Dad was born in 1919 on a hillside farm just a year before the Act of Ireland drew a wobbly line between North and South, assigning County Donegal (where his family came from) to the South and County Londonderry (where he grew up) to the North. And I was born in Coleraine after the Free State became the Republic which means I am an Irish citizen as the Republic makes no distinction. North or South, it’s all one island.

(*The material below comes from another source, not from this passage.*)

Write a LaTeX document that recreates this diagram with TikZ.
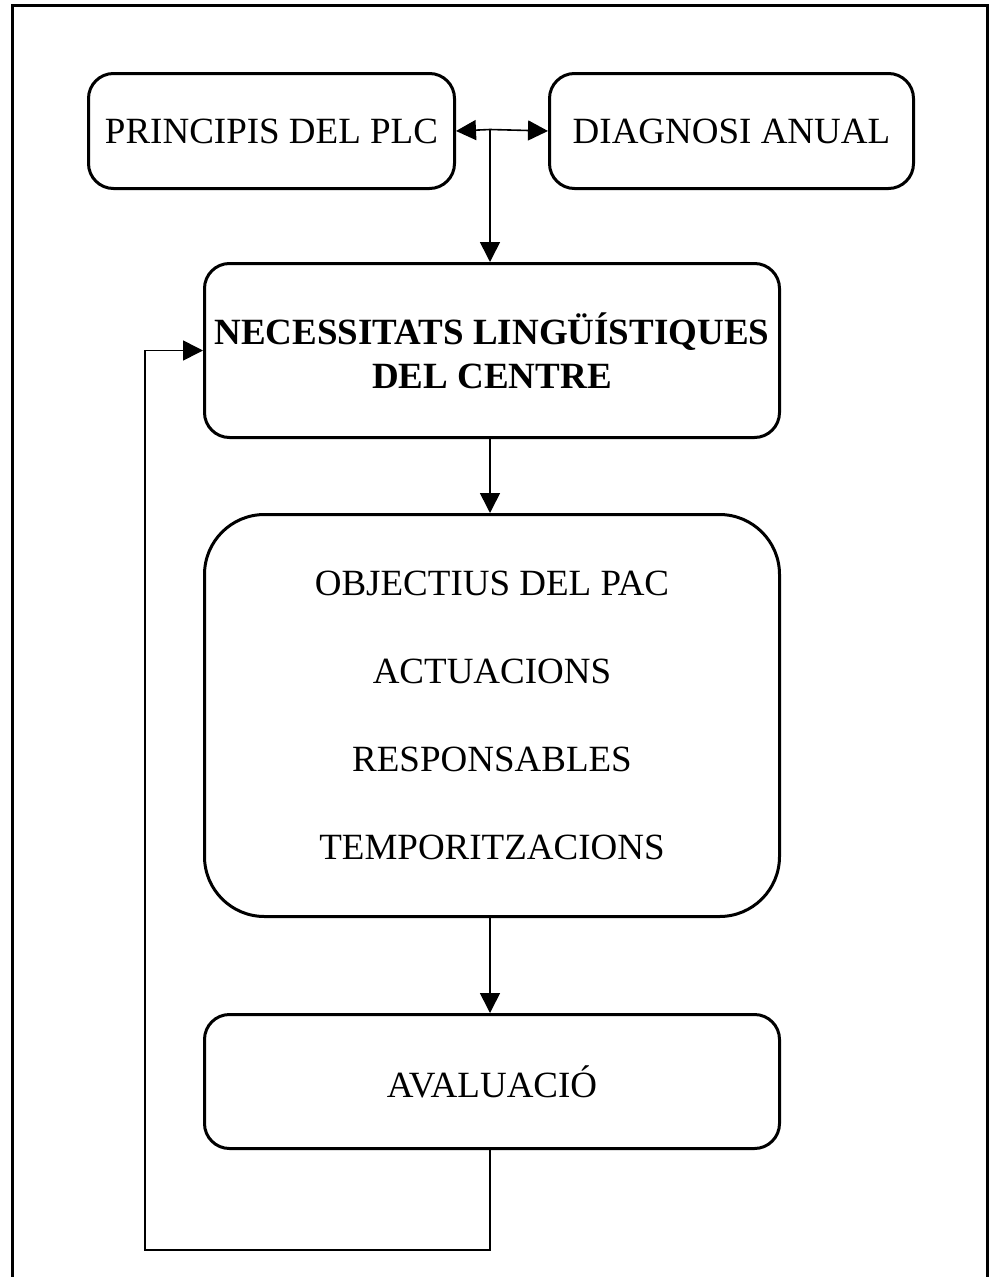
\documentclass[tikz,border=0pt]{standalone}
\usepackage{fontspec}
\setmainfont{Liberation Serif}
\usetikzlibrary{arrows.meta}
\begin{document}
\begin{tikzpicture}[x=1pt,y=-1pt,
  box/.style={draw,line width=3pt,rounded corners=25pt,inner sep=0pt,anchor=north west,align=center,font=\fontsize{37}{44}\selectfont},
  link/.style={line width=1.6pt,-{Triangle[length=20pt,width=20pt]}}]
\useasboundingbox (0,0) rectangle (989,1277);
% outer frame, open at the bottom edge
\draw[line width=3pt] (12,1290) -- (12,5) -- (987,5) -- (987,1290);
% boxes
\node[box,minimum width=366pt,minimum height=115pt] (plc) at (87,72) {PRINCIPIS DEL PLC};
\node[box,minimum width=364pt,minimum height=115pt] (diag) at (548,72) {DIAGNOSI ANUAL};
\node[box,minimum width=575pt,minimum height=174pt,font=\fontsize{37}{44}\selectfont\bfseries] (nec) at (203,262) {NECESSITATS LINGÜÍSTIQUES\\DEL CENTRE};
\node[box,minimum width=575pt,minimum height=402pt,rounded corners=60pt,font=\fontsize{37}{88}\selectfont] (obj) at (203,513) {OBJECTIUS DEL PAC\\ACTUACIONS\\RESPONSABLES\\TEMPORITZACIONS};
\node[box,minimum width=575pt,minimum height=134pt] (aval) at (203,1013) {AVALUACIÓ};
% connectors
\coordinate (j) at (490,129.5);
\coordinate (c1) at (490,1250);
\coordinate (c2) at (145,1250);
\draw[link] (j) -- (plc.east);
\draw[link] (j) -- (diag.west);
\draw[link] (j) -- (j |- nec.north);
\draw[link] (j |- nec.south) -- (j |- obj.north);
\draw[link] (j |- obj.south) -- (j |- aval.north);
\draw[link] (j |- aval.south) -- (c1) -- (c2) |- (nec.west);
\end{tikzpicture}
\end{document}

But the border dances a leprechaun jig in my mind. It’s a flirtatious thing, this borderline identity. On clear evenings, I remember sitting in Granny’s dining room watching the sun set in glory reflected on Lough Foyle. You can cross that watery border between North and South in a short ferry ride from Magilligan Point to County Donegal, where my Irish Granny was born and where my father would later make our family home when he was a Church of Ireland minister. My mother, though, was born in Ayrshire and my Scottish Granny lived in Glasgow’s Croftfoot which adds another tuneful reel to the family. Throughout my life those Anglo-Scots-Irish links have pulled complicated strands of loyalty, plucking a confusion of romantic emotional responses. Who the hell am I?

Neither one thing nor another. It’s actually not a bad state to be in but it highlights the terrible destructive carelessness of Brexit and the awful harm a new hard border could conjure out of the boggy landscape. Fintan O’Toole puts it beautifully when he describes the EU achievement of imagining Northern Ireland as a ‘different place’, where stopping the violence meant ‘creating an ambiguous space that is neither quite one thing nor the other: neither simply Irish nor simply British…’

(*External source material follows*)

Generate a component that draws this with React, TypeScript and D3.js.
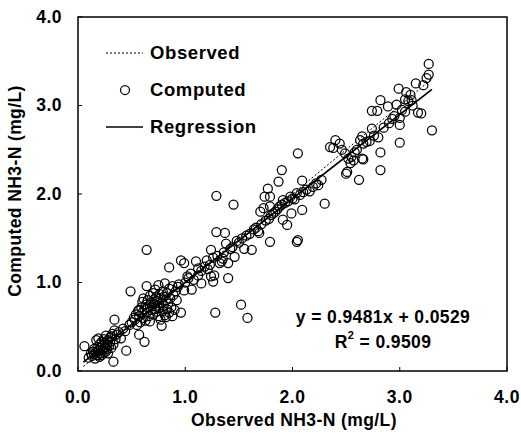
import React from "react";
import * as d3 from "d3";

const observed: number[] = [
  // low cluster
  0.06, 0.10, 0.12, 0.13, 0.14, 0.15, 0.15, 0.16, 0.17, 0.17, 0.18, 0.18, 0.19, 0.19, 0.20, 0.20, 0.21, 0.21, 0.22, 0.22,
  0.23, 0.23, 0.24, 0.24, 0.25, 0.25, 0.26, 0.26, 0.27, 0.27, 0.28, 0.28, 0.29, 0.30, 0.30, 0.31, 0.31, 0.32, 0.33, 0.33,
  0.34, 0.34, 0.35, 0.36, 0.38, 0.40, 0.45, 0.42, 0.44, 0.57, 0.62, 0.49,
  // mid cluster
  0.48, 0.50, 0.52, 0.53, 0.54, 0.55, 0.56, 0.57, 0.57, 0.58, 0.59, 0.60, 0.60, 0.61, 0.61, 0.62, 0.63, 0.63, 0.64, 0.64,
  0.65, 0.65, 0.66, 0.67, 0.67, 0.68, 0.68, 0.69, 0.70, 0.70, 0.71, 0.71, 0.72, 0.72, 0.73, 0.73, 0.74, 0.74, 0.75, 0.75,
  0.76, 0.76, 0.77, 0.77, 0.78, 0.78, 0.79, 0.79, 0.80, 0.80, 0.81, 0.81, 0.82, 0.82, 0.83, 0.83, 0.84, 0.85, 0.85, 0.86,
  0.87, 0.88, 0.88, 0.89, 0.90, 0.91, 0.92, 0.93, 0.96, 0.85, 0.64, 0.94,
  // 0.95 - 1.6
  0.96, 0.99, 0.99, 1.02, 1.06, 1.00, 1.03, 1.05, 1.08, 1.10, 1.12, 1.12, 1.15, 1.15, 1.18, 1.20, 1.21, 1.23, 1.24, 1.24,
  1.26, 1.27, 1.26, 1.28, 1.29, 1.30, 1.32, 1.34, 1.35, 1.36, 1.37, 1.38, 1.40, 1.40, 1.42, 1.44, 1.46, 1.48, 1.50, 1.52,
  1.53, 1.55, 1.57, 1.58, 1.60, 1.62, 1.29, 1.45,
  // 1.6 - 2.3
  1.64, 1.66, 1.68, 1.69, 1.70, 1.71, 1.73, 1.74, 1.75, 1.77, 1.78, 1.79, 1.79, 1.79, 1.80, 1.82, 1.84, 1.86, 1.87, 1.88,
  1.90, 1.90, 1.91, 1.91, 1.93, 1.95, 1.96, 1.98, 1.99, 2.00, 2.02, 2.04, 2.04, 2.05, 2.05, 2.07, 2.09, 2.09, 2.10, 2.13,
  2.16, 2.19, 2.24, 2.27, 2.30, 2.22,
  // 2.3 - 3.3
  2.35, 2.38, 2.40, 2.44, 2.46, 2.49, 2.50, 2.51, 2.52, 2.54, 2.55, 2.57, 2.58, 2.60, 2.62, 2.63, 2.65, 2.65, 2.66, 2.66,
  2.69, 2.72, 2.74, 2.74, 2.76, 2.79, 2.80, 2.82, 2.82, 2.82, 2.85, 2.89, 2.90, 2.93, 2.95, 2.97, 2.99, 3.00, 3.00, 3.00,
  3.02, 3.05, 3.05, 3.06, 3.08, 3.10, 3.11, 3.12, 3.15, 3.17, 3.20, 3.22, 3.25, 3.27, 3.27, 3.30,
];

const computed: number[] = [
  // low cluster
  0.28, 0.15, 0.20, 0.17, 0.22, 0.19, 0.25, 0.14, 0.21, 0.35, 0.18, 0.27, 0.37, 0.23, 0.16, 0.30, 0.20, 0.26, 0.33, 0.18,
  0.24, 0.29, 0.21, 0.36, 0.27, 0.32, 0.22, 0.40, 0.30, 0.25, 0.35, 0.20, 0.28, 0.33, 0.38, 0.39, 0.26, 0.42, 0.30, 0.105,
  0.46, 0.58, 0.36, 0.41, 0.44, 0.37, 0.23, 0.48, 0.45, 0.41, 0.33, 0.90,
  // mid cluster
  0.52, 0.55, 0.60, 0.58, 0.64, 0.52, 0.68, 0.69, 0.62, 0.55, 0.72, 0.66, 0.78, 0.82, 0.60, 0.70, 0.75, 0.57, 0.96, 0.66,
  0.80, 0.72, 0.62, 0.56, 0.85, 0.77, 0.69, 0.73, 0.88, 0.64, 0.81, 0.76, 0.70, 0.92, 0.67, 0.84, 0.79, 0.74, 0.97, 0.62,
  0.87, 0.71, 0.82, 0.58, 0.51, 0.77, 0.90, 0.68, 0.84, 0.74, 0.99, 0.63, 0.61, 0.80, 0.88, 0.70, 0.76, 0.93, 0.66, 0.82,
  0.72, 0.96, 0.62, 0.86, 0.69, 0.90, 0.80, 0.95, 0.66, 1.17, 1.37, 0.98,
  // 0.95 - 1.6
  1.25, 1.22, 0.91, 1.07, 0.92, 1.00, 1.05, 1.10, 1.03, 1.24, 1.16, 1.08, 0.99, 1.13, 1.18, 1.25, 1.15, 1.20, 1.37, 1.07,
  1.01, 1.08, 1.28, 0.66, 1.57, 1.30, 1.22, 1.24, 1.27, 1.34, 1.56, 1.44, 1.22, 1.05, 1.38, 1.40, 1.29, 1.47, 1.45, 0.75,
  1.50, 1.38, 1.53, 0.60, 1.55, 1.37, 1.98, 1.88,
  // 1.6 - 2.3
  1.60, 1.62, 1.58, 1.56, 1.80, 1.66, 1.84, 1.97, 1.70, 2.06, 1.72, 1.97, 1.86, 1.46, 1.76, 1.78, 1.80, 1.83, 2.14, 1.86,
  2.27, 1.88, 1.93, 1.71, 1.90, 1.65, 1.92, 1.97, 1.78, 1.95, 1.94, 2.01, 1.46, 1.48, 2.46, 1.99, 1.82, 2.15, 2.02, 2.05,
  2.03, 2.08, 2.10, 2.16, 1.89, 2.12,
  // 2.3 - 3.3
  2.53, 2.52, 2.61, 2.57, 2.50, 2.46, 2.23, 2.25, 2.40, 2.35, 2.42, 2.38, 2.47, 2.50, 2.16, 2.61, 2.65, 2.40, 2.57, 2.39,
  2.59, 2.60, 2.94, 2.74, 2.66, 2.94, 2.64, 3.06, 2.47, 2.27, 2.75, 2.99, 2.80, 2.85, 2.88, 3.01, 3.19, 2.86, 2.78, 2.58,
  2.95, 3.07, 2.93, 3.15, 3.05, 3.12, 3.06, 3.00, 3.25, 2.92, 2.91, 3.23, 3.31, 3.35, 3.47, 2.72,
];

const tickValues: number[] = [0, 1, 2, 3, 4];
const lineRange: number[] = [0.05, 3.3];
const slope = 0.9481;
const intercept = 0.0529;
const legendLabels: string[] = ["Observed", "Computed", "Regression"];

const W = 521;
const H = 436;
const FONT = "'Liberation Sans', Arial, Helvetica, sans-serif";

export default function App() {
  const x = d3.scaleLinear().domain([0, 4]).range([78, 507]);
  const y = d3.scaleLinear().domain([0, 4]).range([371, 17]);
  const fmt = d3.format(".1f");

  const obsLine = d3
    .line<number>()
    .x((d) => x(d))
    .y((d) => y(d))(lineRange);
  const regLine = d3
    .line<number>()
    .x((d) => x(d))
    .y((d) => y(slope * d + intercept))(lineRange);

  const points = observed.map((o, i) => [o, computed[i]] as [number, number]);

  return (
    <svg
      width={W}
      height={H}
      style={{ position: "absolute", left: 0, top: 0, background: "#fff" }}
      fontFamily={FONT}
    >
      <rect x={0} y={0} width={W} height={H} fill="#fff" />
      {/* frame */}
      <rect
        x={x(0)}
        y={y(4)}
        width={x(4) - x(0)}
        height={y(0) - y(4)}
        fill="none"
        stroke="#000"
        strokeWidth={1.5}
      />
      {/* ticks */}
      {tickValues.map((t) => (
        <g key={"t" + t}>
          <line x1={x(t)} x2={x(t)} y1={y(0)} y2={y(0) - 4} stroke="#000" strokeWidth={1} />
          <line x1={x(0)} x2={x(0) + 4} y1={y(t)} y2={y(t)} stroke="#000" strokeWidth={1} />
          <text
            x={x(t)}
            y={398}
            textAnchor="middle"
            dominantBaseline="middle"
            fontSize={17.5}
            fontWeight="bold"
            letterSpacing={0.5}
            fill="#000"
          >
            {fmt(t)}
          </text>
          <text
            x={62}
            y={y(t) + 1}
            textAnchor="end"
            dominantBaseline="middle"
            fontSize={17.5}
            fontWeight="bold"
            letterSpacing={0.5}
            fill="#000"
          >
            {fmt(t)}
          </text>
        </g>
      ))}
      {/* axis titles */}
      <text
        x={294}
        y={421}
        textAnchor="middle"
        dominantBaseline="middle"
        fontSize={17.5}
        fontWeight="bold"
        letterSpacing={0.4}
        fill="#000"
      >
        Observed NH3-N (mg/L)
      </text>
      <text
        transform={`translate(16,${191}) rotate(-90)`}
        textAnchor="middle"
        dominantBaseline="middle"
        fontSize={17.5}
        fontWeight="bold"
        letterSpacing={0.4}
        fill="#000"
      >
        Computed NH3-N (mg/L)
      </text>
      {/* data points */}
      {points.map((p, i) => (
        <circle
          key={i}
          cx={x(p[0])}
          cy={y(p[1])}
          r={4.5}
          fill="none"
          stroke="#000"
          strokeWidth={1.25}
        />
      ))}
      {/* lines */}
      <path d={obsLine || ""} fill="none" stroke="#000" strokeWidth={1} strokeDasharray="2,2" />
      <path d={regLine || ""} fill="none" stroke="#000" strokeWidth={1.7} />
      {/* legend */}
      <line x1={106} x2={143} y1={53} y2={53} stroke="#000" strokeWidth={1} strokeDasharray="2,2" />
      <circle cx={125} cy={90} r={4.5} fill="none" stroke="#000" strokeWidth={1.25} />
      <line x1={106} x2={143} y1={127} y2={127} stroke="#000" strokeWidth={1.7} />
      {legendLabels.map((l, i) => (
        <text
          key={l}
          x={150}
          y={54 + i * 37}
          dominantBaseline="middle"
          fontSize={18.5}
          fontWeight="bold"
          letterSpacing={0.6}
          fill="#000"
        >
          {l}
        </text>
      ))}
      {/* equation */}
      <text
        x={383}
        y={318}
        textAnchor="middle"
        dominantBaseline="middle"
        fontSize={17.5}
        fontWeight="bold"
        letterSpacing={0.4}
        fill="#000"
      >
        y = 0.9481x + 0.0529
      </text>
      <text
        x={383}
        y={343}
        textAnchor="middle"
        dominantBaseline="middle"
        fontSize={17.5}
        fontWeight="bold"
        letterSpacing={0.4}
        fill="#000"
      >
        R
        <tspan fontSize={11} dy={-7}>
          2
        </tspan>
        <tspan dy={7}> = 0.9509</tspan>
      </text>
    </svg>
  );
}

This ambiguity is not just a possibility. It is a necessity: Fintan O’Toole in The Guardian

 

Brexit. It’s why I am now an official dual citizen of nowhere, trying out, or trying on more likely, my Irish passport for the first time, patting my identity into place – if not my wild hair. Here we are, Ray and I, on a long European train journey, Edinburgh to Weimar via Berlin and back through Paris. And that entails crossing many state lines: old, new and undecided.

Blurred lines

On the train from Amsterdam, the Netherlands morphs into Germany without visible change in the green landscape. No delays, no difference, no passport checks. My Irish passport stays snugly put. So does the British European one I’m also carrying. Just in case.

Brexit hangs around the otherwise thrilling journey like a bad smell. Interestingly, we never see the word in German newspaper headlines. Catolonia, however, dominates the front pages. While we travel, thousands of people in Barcelona march for and against secession. My eye is caught by the words of Josep Borrell, a Catalan and former member of the European parliament.

What are borders? They are the scars that historia has left engraved on the world, engraved with blood and fire, let’s not raise more, because they have cost a lot to build. Josep Borrell

Borderlines leave messy smudges on the map. In Berlin we visit the German History Museum and stand transfixed in the first room of the permanent exhibition. At the start of 1500 years of history, there’s an extraordinary animation illustrating a seismic upheaval of human geography: constantly shifting borders as empires rose and fell, erasing old nations, drawing new boundaries, dividing loyalties.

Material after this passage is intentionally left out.